Alternating between confusion and silence, a short but heartbreaking prologue reveals a car accident in which Michael (Christopher Abbott), overcome by emotion after learning that his mother plans to leave his father, speeds off the road. His mother, who was in the passenger seat, is killed in the crash. His then-girlfriend, Caroline (Nora Jane Noone), was also in the car, and she bears a noticeable scar on the left side of her face, a vivid illustration of how women bear the brunt of men’s uncontrollable rage.
Years later, Michael lives with his demanding, paraplegic father, Ray (Colm Meaney), tending his father’s sheep farm day and night. Coincidentally, Caroline is married to Michael’s neighbour and rival, Gary (Paul Reddy), and has a teenage son, Jack (Barry Keoghan). The weight of past trauma has already created tension between the two families, and this is exacerbated when two of Michael’s sheep are found dead on Gary’s land. Soon, things escalate and suspicions grow. Many of Michael’s livestock are seriously injured, forcing Michael to cull them one by one.
“Bring Them Down” creates a disconcerting atmosphere about Gary and Jack by revealing this quiet storm from Michael’s point of view, accompanied by thumping, discordant music. They are kind to Michael one moment and cold to him the next. Further complicating matters is the fact that Caroline is still kind to Michael, but no longer seems to have any warmth towards her husband. Yet every time Michael sees her face he can’t help but be reminded of his actions.
Who is responsible for each violent turn of events (and, more importantly, why) is revealed gradually but deliberately. For much of the film’s first half, Andrews has Michael journey through the nighttime landscape, hiding it until he reveals violent imagery at a specific, gut-wrenching moment – either to garner followers or to exact revenge against a father-son duo that seems downright sociopathic. But as the film pulls back and unfolds new layers on seemingly antagonistic characters, Michael begins to lose his mind in the same way, plunging all three men (four, if you count Ray) into a deeply dispiriting, at times depressingly funny story in which bloodshed is all but inevitable.

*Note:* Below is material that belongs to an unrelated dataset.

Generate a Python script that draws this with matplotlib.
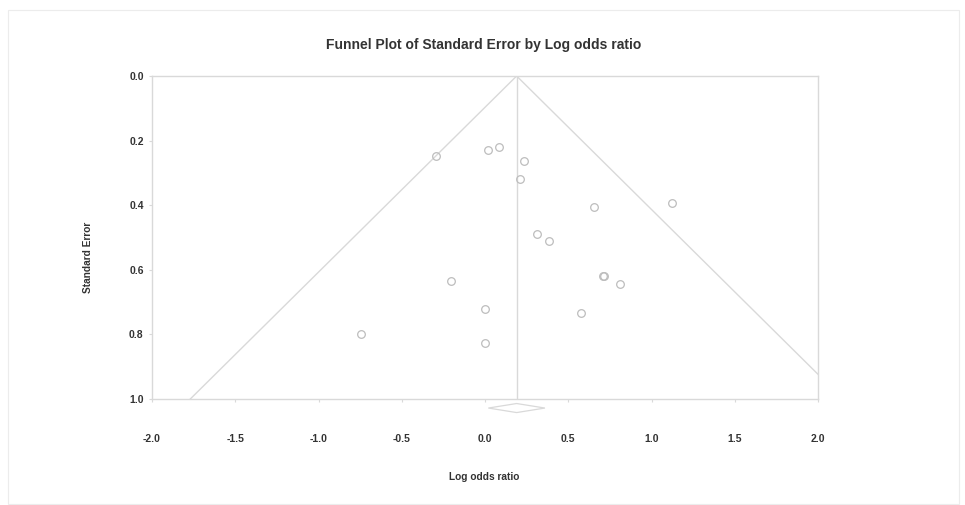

Though none of the characters express religious or superstitious beliefs (though the tight-lipped guy doesn’t say much in words anyway), the initial premise of “Bring Them Down” feels cursed. Michael’s sheep are undoubtedly innocent victims of something bigger, but the vague feeling that he may deserve this punishment for his past sins (or at least believes he does) is inevitable, giving the film a purgatory-like atmosphere. Meanwhile, the pressures exerted on him by his father and on Jack by Gary force Abbott and Keoghan’s characters to collide, eliciting quietly troubled performances from both that occasionally erupt into unsettling outbursts. Both actors are fascinating to watch, and they manage to operate in completely different modes within the same narrow framework, depending on whose perspective the film reveals.
Andrews carves out clear spaces for implications within what should seem a literal and straightforward story, forcing the audience to consider truths that the characters do not (even unconsciously) confront. For example, Ray is unaware of Michael’s involvement in his wife’s death, but he often laments her death out loud in front of him, as if he were somehow challenging him. Similarly, Caroline’s crumbling marriage and her lingering affinity for Michael force us to wonder whose son Jack really is. This question is never explicitly addressed, but takes on greater thematic importance in the context of the film’s father-son musings. Both Jack and Michael become victims of their family circumstances and each other’s selfishness, as if they are the key centers of this story of inherited violence and hatred.
When conflict finally erupts between the two, “Bring Them Down” forgoes the visual bombast of revenge movies, robbing the brewing conflict between the two families of any real appeal. The essence of the film lies in the lack of stylization in its most violent scenes, which makes its brutal characters seem pathetic in the end, reduced to squabbling children, roles imposed upon them by forces greater than themselves: their fathers, their lineage, their economic circumstances. It’s grimly funny, and comically sad.